» Exercise instructions:
Give all the lines below again, exactly, with no pictures.

··· Available data

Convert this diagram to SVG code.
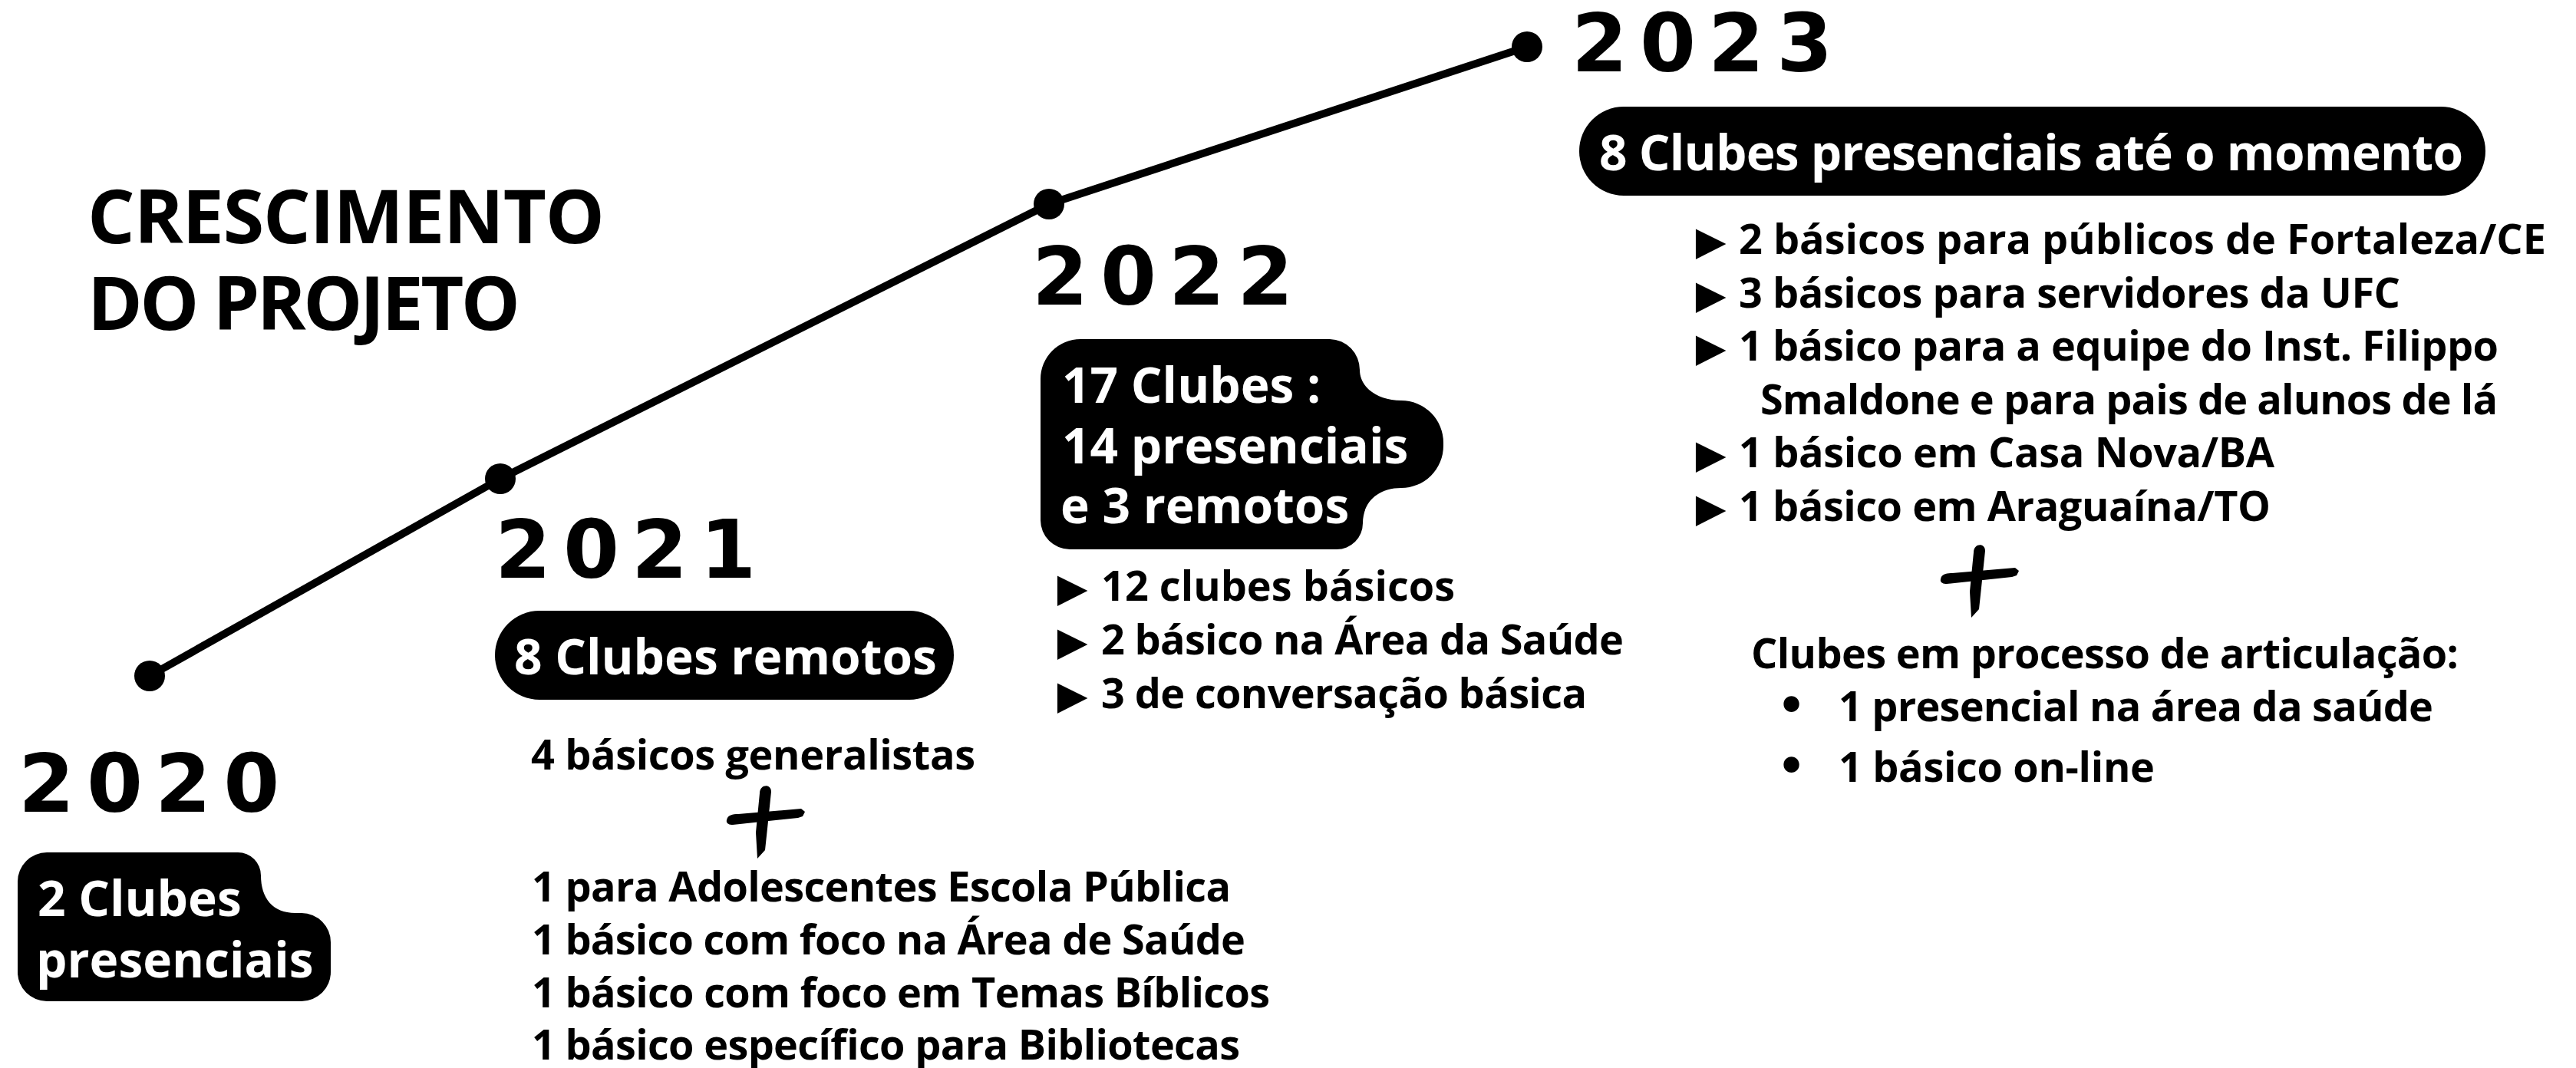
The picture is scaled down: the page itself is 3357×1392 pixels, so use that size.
<svg xmlns="http://www.w3.org/2000/svg" width="3357" height="1392" viewBox="0 0 3357 1392">
<style>
.bg{fill:#ffffff}
.title{font-family:"Open Sans","Liberation Sans",sans-serif;font-weight:700;font-size:97px;fill:#000}
.year{font-family:"DejaVu Sans","Liberation Sans",sans-serif;font-weight:700;font-size:105px;letter-spacing:16px;fill:#000}
.pill{fill:#000}
.ptxt{font-family:"Open Sans","Liberation Sans",sans-serif;font-weight:700;font-size:64px;fill:#fff}
.item{font-family:"Open Sans","Liberation Sans",sans-serif;font-weight:700;font-size:54px;fill:#000}
.tri{font-family:"Liberation Sans","DejaVu Sans",sans-serif;font-weight:400;font-size:66px}
.bul{font-family:"DejaVu Sans",sans-serif;font-weight:700;font-size:58px}
.line{fill:none;stroke:#000;stroke-width:10;stroke-linejoin:round}
.dot{fill:#000}
</style>
<defs>
<g id="plus">
<path d="M990,1034 C990,1022 1005,1021 1005,1032 L1000,1080 L997,1108 L987,1119 L985,1085 Z" fill="#000"/>
<path d="M947,1069 C948,1062 955,1061 962,1061 L1044,1054 L1049,1058 L1046,1064 L1040,1066 L955,1075 C950,1075 946,1073 947,1069 Z" fill="#000"/>
</g>
</defs>
<rect class="bg" x="0" y="0" width="3357" height="1392"/>

<g id="connectors">
<polyline class="line" points="195,881 652,624 1367,266 1990,61"/>
</g>

<g id="title">
<text class="title" x="114" y="317" textLength="674">CRESCIMENTO</text>
<text class="title" x="114" y="430" textLength="564">DO PROJETO</text>
</g>

<g id="node-2020">
<circle class="dot" cx="195" cy="881" r="20"/>
<text class="year" x="24" y="1058">2020</text>
<path class="pill" d="M61,1111 H310 A30 30 0 0 1 340,1141 C340,1170 355,1190 385,1190 H393 A38 38 0 0 1 431,1228 V1267 A38 38 0 0 1 393,1305 H61 A38 38 0 0 1 23,1267 V1149 A38 38 0 0 1 61,1111 Z"/>
<text class="ptxt" x="49" y="1194">2 Clubes</text>
<text class="ptxt" x="47" y="1274">presenciais</text>
</g>

<g id="node-2021">
<circle class="dot" cx="652" cy="624" r="20"/>
<text class="year" x="645" y="753">2021</text>
<rect class="pill" x="645" y="796" width="598" height="116" rx="58" ry="58"/>
<text class="ptxt" x="670" y="879">8 Clubes remotos</text>
<text class="item" x="692" y="1003" textLength="579">4 básicos generalistas</text>
<use href="#plus"/>
<text class="item" x="693" y="1175" textLength="911">1 para Adolescentes Escola Pública</text>
<text class="item" x="693" y="1244" textLength="930">1 básico com foco na Área de Saúde</text>
<text class="item" x="693" y="1313" textLength="962">1 básico com foco em Temas Bíblicos</text>
<text class="item" x="693" y="1381" textLength="923">1 básico específico para Bibliotecas</text>
</g>

<g id="node-2022">
<circle class="dot" cx="1367" cy="266" r="20"/>
<text class="year" x="1345" y="397">2022</text>
<path class="pill" d="M1408,442 H1733 A40 40 0 0 1 1772,482 C1772,505 1795,522 1826,522 A55 55 0 0 1 1881,577 V581 A55 55 0 0 1 1826,636 C1795,636 1776,655 1776,682 A34 34 0 0 1 1742,716 H1394 A38 38 0 0 1 1356,678 V494 A52 52 0 0 1 1408,442 Z"/>
<text class="ptxt" x="1384" y="525">17 Clubes :</text>
<text class="ptxt" x="1384" y="604">14 presenciais</text>
<text class="ptxt" x="1382" y="682">e 3 remotos</text>
<text class="item"><tspan class="tri" x="1365" y="789">►</tspan><tspan x="1435" y="783" textLength="461">12 clubes básicos</tspan></text>
<text class="item"><tspan class="tri" x="1365" y="859">►</tspan><tspan x="1435" y="853" textLength="681">2 básico na Área da Saúde</tspan></text>
<text class="item"><tspan class="tri" x="1365" y="929">►</tspan><tspan x="1435" y="923" textLength="633">3 de conversação básica</tspan></text>
</g>

<g id="node-2023">
<circle class="dot" cx="1990" cy="61" r="20"/>
<text class="year" x="2048" y="93">2023</text>
<rect class="pill" x="2058" y="139" width="1181" height="116" rx="58" ry="58"/>
<text class="ptxt" x="2084" y="222" textLength="1126">8 Clubes presenciais até o momento</text>
<text class="item"><tspan class="tri" x="2197" y="337">►</tspan><tspan x="2266" y="331" textLength="1052">2 básicos para públicos de  Fortaleza/CE</tspan></text>
<text class="item"><tspan class="tri" x="2197" y="407">►</tspan><tspan x="2266" y="401" textLength="862">3 básicos para servidores da UFC</tspan></text>
<text class="item"><tspan class="tri" x="2197" y="476">►</tspan><tspan x="2266" y="470" textLength="990">1 básico para a equipe do Inst. Filippo</tspan></text>
<text class="item" x="2294" y="540" textLength="961">Smaldone e para pais de alunos de lá</text>
<text class="item"><tspan class="tri" x="2197" y="615">►</tspan><tspan x="2266" y="609" textLength="698">1 básico em Casa Nova/BA</tspan></text>
<text class="item"><tspan class="tri" x="2197" y="685">►</tspan><tspan x="2266" y="679" textLength="693">1 básico em Araguaína/TO</tspan></text>
<use href="#plus" transform="translate(1582,-314)"/>
<text class="item" x="2282" y="871" textLength="922">Clubes em processo de articulação:</text>
<text class="item"><tspan class="bul" x="2316" y="940">•</tspan><tspan x="2396" y="940" textLength="775">1 presencial na área da saúde</tspan></text>
<text class="item"><tspan class="bul" x="2316" y="1019">•</tspan><tspan x="2396" y="1019" textLength="412">1 básico on-line</tspan></text>
</g>
</svg>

······

» Reply to the task:
Convert this diagram to SVG code.
The picture is scaled down: the page itself is 3357×1392 pixels, so use that size.
<svg xmlns="http://www.w3.org/2000/svg" width="3357" height="1392" viewBox="0 0 3357 1392">
<style>
.bg{fill:#ffffff}
.title{font-family:"Open Sans","Liberation Sans",sans-serif;font-weight:700;font-size:97px;fill:#000}
.year{font-family:"DejaVu Sans","Liberation Sans",sans-serif;font-weight:700;font-size:105px;letter-spacing:16px;fill:#000}
.pill{fill:#000}
.ptxt{font-family:"Open Sans","Liberation Sans",sans-serif;font-weight:700;font-size:64px;fill:#fff}
.item{font-family:"Open Sans","Liberation Sans",sans-serif;font-weight:700;font-size:54px;fill:#000}
.tri{font-family:"Liberation Sans","DejaVu Sans",sans-serif;font-weight:400;font-size:66px}
.bul{font-family:"DejaVu Sans",sans-serif;font-weight:700;font-size:58px}
.line{fill:none;stroke:#000;stroke-width:10;stroke-linejoin:round}
.dot{fill:#000}
</style>
<defs>
<g id="plus">
<path d="M990,1034 C990,1022 1005,1021 1005,1032 L1000,1080 L997,1108 L987,1119 L985,1085 Z" fill="#000"/>
<path d="M947,1069 C948,1062 955,1061 962,1061 L1044,1054 L1049,1058 L1046,1064 L1040,1066 L955,1075 C950,1075 946,1073 947,1069 Z" fill="#000"/>
</g>
</defs>
<rect class="bg" x="0" y="0" width="3357" height="1392"/>

<g id="connectors">
<polyline class="line" points="195,881 652,624 1367,266 1990,61"/>
</g>

<g id="title">
<text class="title" x="114" y="317" textLength="674">CRESCIMENTO</text>
<text class="title" x="114" y="430" textLength="564">DO PROJETO</text>
</g>

<g id="node-2020">
<circle class="dot" cx="195" cy="881" r="20"/>
<text class="year" x="24" y="1058">2020</text>
<path class="pill" d="M61,1111 H310 A30 30 0 0 1 340,1141 C340,1170 355,1190 385,1190 H393 A38 38 0 0 1 431,1228 V1267 A38 38 0 0 1 393,1305 H61 A38 38 0 0 1 23,1267 V1149 A38 38 0 0 1 61,1111 Z"/>
<text class="ptxt" x="49" y="1194">2 Clubes</text>
<text class="ptxt" x="47" y="1274">presenciais</text>
</g>

<g id="node-2021">
<circle class="dot" cx="652" cy="624" r="20"/>
<text class="year" x="645" y="753">2021</text>
<rect class="pill" x="645" y="796" width="598" height="116" rx="58" ry="58"/>
<text class="ptxt" x="670" y="879">8 Clubes remotos</text>
<text class="item" x="692" y="1003" textLength="579">4 básicos generalistas</text>
<use href="#plus"/>
<text class="item" x="693" y="1175" textLength="911">1 para Adolescentes Escola Pública</text>
<text class="item" x="693" y="1244" textLength="930">1 básico com foco na Área de Saúde</text>
<text class="item" x="693" y="1313" textLength="962">1 básico com foco em Temas Bíblicos</text>
<text class="item" x="693" y="1381" textLength="923">1 básico específico para Bibliotecas</text>
</g>

<g id="node-2022">
<circle class="dot" cx="1367" cy="266" r="20"/>
<text class="year" x="1345" y="397">2022</text>
<path class="pill" d="M1408,442 H1733 A40 40 0 0 1 1772,482 C1772,505 1795,522 1826,522 A55 55 0 0 1 1881,577 V581 A55 55 0 0 1 1826,636 C1795,636 1776,655 1776,682 A34 34 0 0 1 1742,716 H1394 A38 38 0 0 1 1356,678 V494 A52 52 0 0 1 1408,442 Z"/>
<text class="ptxt" x="1384" y="525">17 Clubes :</text>
<text class="ptxt" x="1384" y="604">14 presenciais</text>
<text class="ptxt" x="1382" y="682">e 3 remotos</text>
<text class="item"><tspan class="tri" x="1365" y="789">►</tspan><tspan x="1435" y="783" textLength="461">12 clubes básicos</tspan></text>
<text class="item"><tspan class="tri" x="1365" y="859">►</tspan><tspan x="1435" y="853" textLength="681">2 básico na Área da Saúde</tspan></text>
<text class="item"><tspan class="tri" x="1365" y="929">►</tspan><tspan x="1435" y="923" textLength="633">3 de conversação básica</tspan></text>
</g>

<g id="node-2023">
<circle class="dot" cx="1990" cy="61" r="20"/>
<text class="year" x="2048" y="93">2023</text>
<rect class="pill" x="2058" y="139" width="1181" height="116" rx="58" ry="58"/>
<text class="ptxt" x="2084" y="222" textLength="1126">8 Clubes presenciais até o momento</text>
<text class="item"><tspan class="tri" x="2197" y="337">►</tspan><tspan x="2266" y="331" textLength="1052">2 básicos para públicos de  Fortaleza/CE</tspan></text>
<text class="item"><tspan class="tri" x="2197" y="407">►</tspan><tspan x="2266" y="401" textLength="862">3 básicos para servidores da UFC</tspan></text>
<text class="item"><tspan class="tri" x="2197" y="476">►</tspan><tspan x="2266" y="470" textLength="990">1 básico para a equipe do Inst. Filippo</tspan></text>
<text class="item" x="2294" y="540" textLength="961">Smaldone e para pais de alunos de lá</text>
<text class="item"><tspan class="tri" x="2197" y="615">►</tspan><tspan x="2266" y="609" textLength="698">1 básico em Casa Nova/BA</tspan></text>
<text class="item"><tspan class="tri" x="2197" y="685">►</tspan><tspan x="2266" y="679" textLength="693">1 básico em Araguaína/TO</tspan></text>
<use href="#plus" transform="translate(1582,-314)"/>
<text class="item" x="2282" y="871" textLength="922">Clubes em processo de articulação:</text>
<text class="item"><tspan class="bul" x="2316" y="940">•</tspan><tspan x="2396" y="940" textLength="775">1 presencial na área da saúde</tspan></text>
<text class="item"><tspan class="bul" x="2316" y="1019">•</tspan><tspan x="2396" y="1019" textLength="412">1 básico on-line</tspan></text>
</g>
</svg>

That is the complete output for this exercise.